## Task prompt:
Leaving out every picture, retype the lines below from the top through the one that contains "const classLast = [1, 3];".
______
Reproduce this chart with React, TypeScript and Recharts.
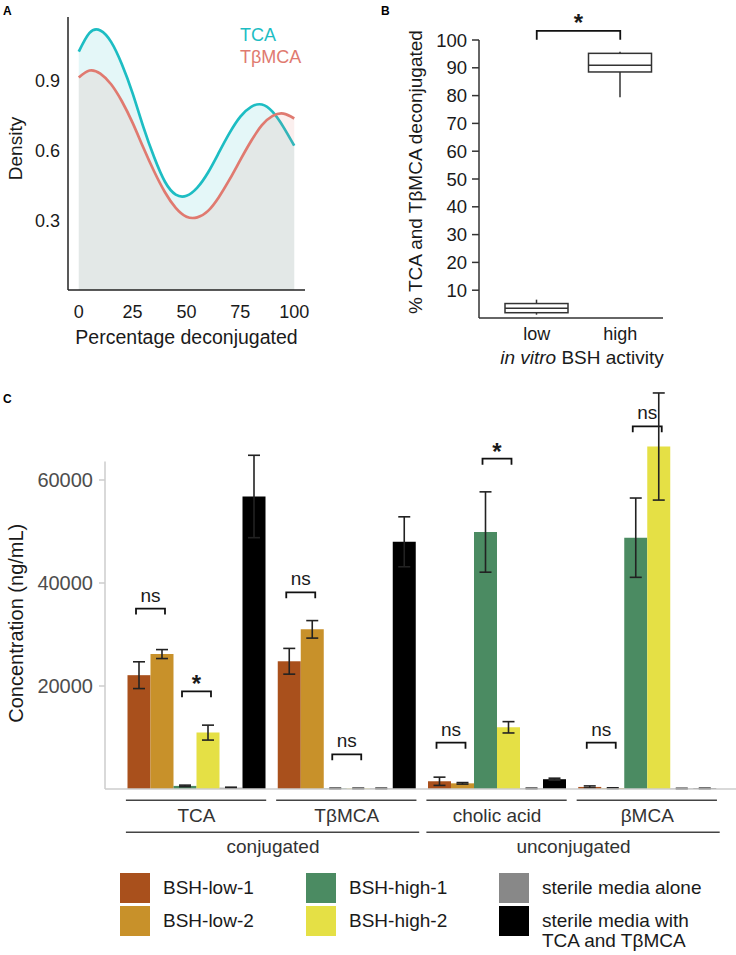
import React from 'react';
import { AreaChart, Area, ComposedChart, Bar, ErrorBar, XAxis, YAxis, ReferenceLine } from 'recharts';

const FONT = '"Liberation Sans", Arial, Helvetica, sans-serif';
const INK = '#1a1a1a';

// ---------- A: density of % deconjugated ----------
const pctGrid = [0, 5, 10, 15, 20, 25, 30, 35, 40, 45, 50, 55, 60, 65, 70, 75, 80, 85, 90, 95, 100];
const tcaDensity = [1.024, 1.105, 1.115, 1.066, 0.97, 0.845, 0.7, 0.57, 0.465, 0.41, 0.405, 0.44, 0.505, 0.59, 0.675, 0.745, 0.787, 0.797, 0.765, 0.7, 0.62];
const tbmcaDensity = [0.913, 0.943, 0.93, 0.884, 0.811, 0.718, 0.611, 0.509, 0.42, 0.353, 0.315, 0.312, 0.34, 0.399, 0.475, 0.559, 0.64, 0.708, 0.748, 0.758, 0.737];
const densityNames = ['TCA', 'TβMCA'];
const densityColors = ['#1dbdc3', '#e07a70'];
const pctTicks = [0, 25, 50, 75, 100];
const densityTicks = [0.3, 0.6, 0.9];

const densityRows = pctGrid.map((p, i) => ({ pct: p, tca: tcaDensity[i], tbmca: tbmcaDensity[i] }));

// ---------- B: box plot by in vitro activity ----------
const activity = ['low', 'high'];
const boxMin = [1.2, 79.4];
const boxQ1 = [1.9, 88.5];
const boxMed = [3.5, 90.9];
const boxQ3 = [5.2, 95.2];
const boxMax = [6.6, 95.8];
const deconjTicks = [10, 20, 30, 40, 50, 60, 70, 80, 90, 100];

const boxRows = activity.map((a, i) => ({
  cat: a, min: boxMin[i], q1: boxQ1[i], med: boxMed[i], q3: boxQ3[i], max: boxMax[i],
}));

// ---------- C: concentrations ----------
const acids = ['TCA', 'TβMCA', 'cholic acid', 'βMCA'];
const acidClasses = ['conjugated', 'unconjugated'];
const classFirst = [0, 2];
const classLast = [1, 3];

const strainNames = ['BSH-low-1', 'BSH-low-2', 'BSH-high-1', 'BSH-high-2', 'sterile media alone', 'sterile media with TCA and TβMCA'];
const strainColors = ['#a9501c', '#c8912a', '#4b8b62', '#e5e045', '#888888', '#000000'];

const bshLow1 = [22100, 24800, 1500, 400];
const bshLow1Sd = [2600, 2500, 800, 200];
const bshLow2 = [26200, 31000, 1100, 150];
const bshLow2Sd = [870, 1700, 150, 80];
const bshHigh1 = [600, 100, 49900, 48800];
const bshHigh1Sd = [150, 60, 7800, 7700];
const bshHigh2 = [10950, 100, 11980, 66500];
const bshHigh2Sd = [1450, 60, 1100, 10400];
const mediaAlone = [250, 100, 100, 80];
const mediaAloneSd = [100, 60, 60, 50];
const mediaWithBA = [56800, 48000, 1900, 100];
const mediaWithBASd = [8000, 4850, 200, 60];

const concValues = [bshLow1, bshLow2, bshHigh1, bshHigh2, mediaAlone, mediaWithBA];
const concErrors = [bshLow1Sd, bshLow2Sd, bshHigh1Sd, bshHigh2Sd, mediaAloneSd, mediaWithBASd];
const concTicks = [20000, 40000, 60000];

// significance brackets: group, left bar (right = left + 1), height, text
const sigGroup = [0, 0, 1, 1, 2, 2, 3, 3];
const sigLeftBar = [0, 2, 0, 2, 0, 2, 0, 2];
const sigLevel = [35030, 18970, 38190, 6740, 9000, 64150, 9000, 70420];
const sigText = ['ns', '*', 'ns', 'ns', 'ns', '*', 'ns', 'ns'];

const concRows = acids.map((acid, i) => {
  const row: any = { acid };
  concValues.forEach((vals, k) => {
    row['s' + k] = vals[i];
    row['e' + k] = concErrors[k][i];
  });
  return row;
});

const C_H = 498;
const C_TOP = 16;
const C_XAXIS_H = 70;
const C_YMAX = 80000;
const C_AXIS_TOP = 63600; // grey y axis line stops here
const CAT_GAP = 7.5;

const bracketShape = (tick: number) => (p: any) => {
  const { x1, y1, x2, y2 } = p;
  if (x1 == null) return <line {...p} />;
  const y = Math.min(y1, y2);
  return <path d={`M${x1},${y + tick}V${y}H${x2}V${y + tick}`} fill="none" stroke="#111" strokeWidth={1.8} />;
};

// first series carries the group annotations (lines under axis, significance brackets)
const AnnotatedBar = (props: any) => {
  const { x, y, width: w, height: h, fill, payload, background } = props;
  const g = payload ? acids.indexOf(payload.acid) : props.index;
  const plotH = background && background.height ? background.height : C_H - C_TOP - C_XAXIS_H;
  const base = background && background.height ? background.y + background.height : y + h;
  const py = (v: number) => base - (v * plotH) / C_YMAX;
  const band = 6 * w + 2 * CAT_GAP;
  const txt = { fontFamily: FONT, fontSize: 19 };
  const cls = classFirst.indexOf(g);
  return (
    <g>
      <rect x={x} y={y} width={w} height={h} fill={fill} />
      <line x1={x - 1.6} x2={x + 6 * w + 0.7} y1={base + 11.3} y2={base + 11.3} stroke="#444" strokeWidth={1.5} />
      <text x={x + 3 * w} y={base + 26} textAnchor="middle" dominantBaseline="central" fill="#333" {...txt}>{acids[g]}</text>
      {cls >= 0 && (
        <>
          <line x1={x - 1.6} x2={x + (classLast[cls] - classFirst[cls]) * band + 6 * w + 0.7}
            y1={base + 43.3} y2={base + 43.3} stroke="#444" strokeWidth={1.5} />
          <text x={x + ((classLast[cls] - classFirst[cls]) * band + 6 * w) / 2} y={base + 57} textAnchor="middle"
            dominantBaseline="central" fill="#333" {...txt}>{acidClasses[cls]}</text>
        </>
      )}
      {sigText.map((t, i) => {
        if (sigGroup[i] !== g) return null;
        const mid = x + (sigLeftBar[i] + 1) * w;
        const half = 0.63 * w;
        const by = py(sigLevel[i]);
        return (
          <g key={i}>
            <path d={`M${mid - half},${by + 6}V${by}H${mid + half}V${by + 6}`} fill="none" stroke="#111" strokeWidth={1.8} />
            {t === '*' ? (
              <text x={mid} y={by + 1} textAnchor="middle" fill={INK} fontFamily={FONT} fontSize={24} fontWeight="bold">*</text>
            ) : (
              <text x={mid} y={by - 7} textAnchor="middle" fill={INK} {...txt}>{t}</text>
            )}
          </g>
        );
      })}
    </g>
  );
};

function DensityPanel() {
  return (
    <div style={{ position: 'absolute', left: 0, top: 0 }}>
      <AreaChart width={340} height={350} data={densityRows} margin={{ top: 17, right: 35, left: 18, bottom: 0 }}>
        <XAxis
          dataKey="pct" type="number" domain={[-5, 105]} ticks={pctTicks} allowDataOverflow
          axisLine={{ stroke: '#222', strokeWidth: 1.5 }} tickLine={false} tickMargin={9} height={60}
          tick={{ fill: INK, fontSize: 18, fontFamily: FONT }}
          label={(p: any) => {
            const vb = p.viewBox || { x: 68, y: 290, width: 237 };
            return (
              <text x={vb.x + vb.width / 2} y={vb.y + 47} textAnchor="middle" dominantBaseline="central"
                fill={INK} fontSize={19.5} fontFamily={FONT}>Percentage deconjugated</text>
            );
          }}
        />
        <YAxis
          type="number" domain={[0, 1.173]} ticks={densityTicks} allowDataOverflow width={50}
          tickFormatter={(v: number) => v.toFixed(1)}
          axisLine={{ stroke: '#222', strokeWidth: 1.5 }} tickLine={false}
          tick={{ fill: INK, fontSize: 18, fontFamily: FONT }}
          label={(p: any) => {
            const vb = p.viewBox || { y: 17, height: 273 };
            const cy = vb.y + vb.height / 2 - 5;
            return (
              <text x={15} y={cy} transform={`rotate(-90 15 ${cy})`} textAnchor="middle" dominantBaseline="central"
                fill={INK} fontSize={19} fontFamily={FONT}>Density</text>
            );
          }}
        />
        <Area type="natural" dataKey="tca" stroke={densityColors[0]} strokeWidth={2.7} fill={densityColors[0]}
          fillOpacity={0.12} dot={false} activeDot={false} isAnimationActive={false} />
        <Area type="natural" dataKey="tbmca" stroke={densityColors[1]} strokeWidth={2.7} fill={densityColors[1]}
          fillOpacity={0.12} dot={false} activeDot={false} isAnimationActive={false} />
      </AreaChart>
      {densityNames.map((n, i) => (
        <div key={n} style={{ position: 'absolute', left: 240, top: 24 + i * 22, fontFamily: FONT, fontSize: 18,
          lineHeight: '22px', color: densityColors[i] }}>{n}</div>
      ))}
    </div>
  );
}

const BoxShape = (props: any) => {
  const { x, y, width, height, payload } = props;
  if (!payload || !height) return null;
  const base = y + height;
  const k = height / payload.max;
  const py = (v: number) => base - v * k;
  const cx = x + width / 2;
  return (
    <g stroke="#333" strokeWidth={1.5} fill="#fff">
      <line x1={cx} x2={cx} y1={py(payload.max)} y2={py(payload.q3)} />
      <line x1={cx} x2={cx} y1={py(payload.q1)} y2={py(payload.min)} />
      <rect x={x} y={py(payload.q3)} width={width} height={py(payload.q1) - py(payload.q3)} />
      <line x1={x} x2={x + width} y1={py(payload.med)} y2={py(payload.med)} />
    </g>
  );
};

function BoxPanel() {
  return (
    <div style={{ position: 'absolute', left: 380, top: 0 }}>
      <ComposedChart width={356} height={370} data={boxRows} margin={{ top: 40, right: 73, left: 39, bottom: 0 }}>
        <XAxis
          dataKey="cat" padding={{ left: 16, right: 1 }} height={52}
          axisLine={{ stroke: '#333', strokeWidth: 1.5 }} tickLine={false} tickMargin={3}
          tick={{ fill: INK, fontSize: 18, fontFamily: FONT }}
          label={(p: any) => {
            const vb = p.viewBox || { x: 99, y: 318, width: 184 };
            return (
              <text x={vb.x + vb.width / 2 + 11} y={vb.y + 39} textAnchor="middle" dominantBaseline="central"
                fill={INK} fontSize={19} fontFamily={FONT}>
                <tspan fontStyle="italic">in vitro</tspan> BSH activity
              </text>
            );
          }}
        />
        <YAxis
          type="number" domain={[0, 100]} ticks={deconjTicks} allowDataOverflow width={60}
          axisLine={{ stroke: '#333', strokeWidth: 1.5 }} tickLine={{ stroke: '#333', strokeWidth: 1.5 }}
          tickSize={7} tickMargin={5}
          tick={{ fill: INK, fontSize: 18.5, fontFamily: FONT }}
          label={(p: any) => {
            const vb = p.viewBox || { y: 40, height: 278 };
            const cy = vb.y + vb.height / 2 - 7;
            return (
              <text x={35} y={cy} transform={`rotate(-90 35 ${cy})`} textAnchor="middle" dominantBaseline="central"
                fill={INK} fontSize={19} fontFamily={FONT}>% TCA and TβMCA deconjugated</text>
            );
          }}
        />
        <Bar dataKey="max" barSize={63} shape={BoxShape} isAnimationActive={false} />
        <ReferenceLine
          segment={[{ x: activity[0], y: 103.3 }, { x: activity[1], y: 103.3 }]}
          ifOverflow="visible" shape={bracketShape(9)}
          label={{ value: '*', position: 'top', offset: 0, fill: INK, fontSize: 24, fontWeight: 'bold', fontFamily: FONT }}
        />
      </ComposedChart>
    </div>
  );
}

function ConcentrationPanel() {
  return (
    <div style={{ position: 'absolute', left: 0, top: 361 }}>
      <ComposedChart width={736} height={C_H} data={concRows} barCategoryGap={CAT_GAP} barGap={0}
        margin={{ top: C_TOP, right: 0, left: 0, bottom: 0 }}>
        <XAxis
          dataKey="acid" padding={{ left: 15, right: 15 }} height={C_XAXIS_H}
          axisLine={{ stroke: '#cccccc', strokeWidth: 1.5 }} tickLine={false} tick={false}
        />
        <YAxis
          type="number" domain={[0, C_YMAX]} ticks={concTicks} width={105}
          axisLine={false} tickLine={{ stroke: '#cccccc', strokeWidth: 1.5 }} tickSize={6} tickMargin={6}
          tick={{ fill: '#4d4d4d', fontSize: 20, fontFamily: FONT }}
          label={(p: any) => {
            const vb = p.viewBox || { x: 0, y: C_TOP, width: 105, height: C_H - C_TOP - C_XAXIS_H };
            const bottom = vb.y + vb.height;
            const top = bottom - (vb.height * C_AXIS_TOP) / C_YMAX;
            const ax = vb.x + vb.width;
            const cy = (top + bottom) / 2 - 2;
            return (
              <g>
                <line x1={ax} x2={ax} y1={bottom} y2={top} stroke="#cccccc" strokeWidth={1.5} />
                <text x={16} y={cy} transform={`rotate(-90 16 ${cy})`} textAnchor="middle" dominantBaseline="central"
                  fill={INK} fontSize={20} fontFamily={FONT}>Concentration (ng/mL)</text>
              </g>
            );
          }}
        />
        {strainNames.map((name, k) => (
          <Bar key={name} dataKey={'s' + k} name={name} fill={strainColors[k]} isAnimationActive={false}
            shape={k === 0 ? AnnotatedBar : undefined}>
            <ErrorBar dataKey={'e' + k} width={6} stroke="#222" strokeWidth={1.6} direction="y" />
          </Bar>
        ))}
      </ComposedChart>
    </div>
  );
}

const legendCols = [120, 306, 499];

function StrainLegend() {
  return (
    <>
      {strainNames.map((n, k) => {
        const left = legendCols[Math.floor(k / 2)];
        const top = 873 + (k % 2) * 33;
        return (
          <React.Fragment key={n}>
            <div style={{ position: 'absolute', left, top, width: 30, height: 30, background: strainColors[k] }} />
            <div style={{ position: 'absolute', left: left + 43, top: top + 5, width: 172, fontFamily: FONT,
              fontSize: 19, lineHeight: '20px', color: INK }}>{n}</div>
          </React.Fragment>
        );
      })}
    </>
  );
}

const panelLetter = (ch: string, left: number, top: number) => (
  <div style={{ position: 'absolute', left, top, fontFamily: FONT, fontWeight: 'bold', fontSize: 12, color: '#000' }}>{ch}</div>
);

export default function App() {
  return (
    <div style={{ position: 'absolute', left: 0, top: 0, width: 736, height: 955, background: '#fff', overflow: 'hidden' }}>
      <DensityPanel />
      <BoxPanel />
      <ConcentrationPanel />
      <StrainLegend />
      {panelLetter('A', 3, 4)}
      {panelLetter('B', 381, 4)}
      {panelLetter('C', 3, 392)}
    </div>
  );
}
______
## Reply:
Reproduce this chart with React, TypeScript and Recharts.
import React from 'react';
import { AreaChart, Area, ComposedChart, Bar, ErrorBar, XAxis, YAxis, ReferenceLine } from 'recharts';

const FONT = '"Liberation Sans", Arial, Helvetica, sans-serif';
const INK = '#1a1a1a';

// ---------- A: density of % deconjugated ----------
const pctGrid = [0, 5, 10, 15, 20, 25, 30, 35, 40, 45, 50, 55, 60, 65, 70, 75, 80, 85, 90, 95, 100];
const tcaDensity = [1.024, 1.105, 1.115, 1.066, 0.97, 0.845, 0.7, 0.57, 0.465, 0.41, 0.405, 0.44, 0.505, 0.59, 0.675, 0.745, 0.787, 0.797, 0.765, 0.7, 0.62];
const tbmcaDensity = [0.913, 0.943, 0.93, 0.884, 0.811, 0.718, 0.611, 0.509, 0.42, 0.353, 0.315, 0.312, 0.34, 0.399, 0.475, 0.559, 0.64, 0.708, 0.748, 0.758, 0.737];
const densityNames = ['TCA', 'TβMCA'];
const densityColors = ['#1dbdc3', '#e07a70'];
const pctTicks = [0, 25, 50, 75, 100];
const densityTicks = [0.3, 0.6, 0.9];

const densityRows = pctGrid.map((p, i) => ({ pct: p, tca: tcaDensity[i], tbmca: tbmcaDensity[i] }));

// ---------- B: box plot by in vitro activity ----------
const activity = ['low', 'high'];
const boxMin = [1.2, 79.4];
const boxQ1 = [1.9, 88.5];
const boxMed = [3.5, 90.9];
const boxQ3 = [5.2, 95.2];
const boxMax = [6.6, 95.8];
const deconjTicks = [10, 20, 30, 40, 50, 60, 70, 80, 90, 100];

const boxRows = activity.map((a, i) => ({
  cat: a, min: boxMin[i], q1: boxQ1[i], med: boxMed[i], q3: boxQ3[i], max: boxMax[i],
}));

// ---------- C: concentrations ----------
const acids = ['TCA', 'TβMCA', 'cholic acid', 'βMCA'];
const acidClasses = ['conjugated', 'unconjugated'];
const classFirst = [0, 2];
const classLast = [1, 3];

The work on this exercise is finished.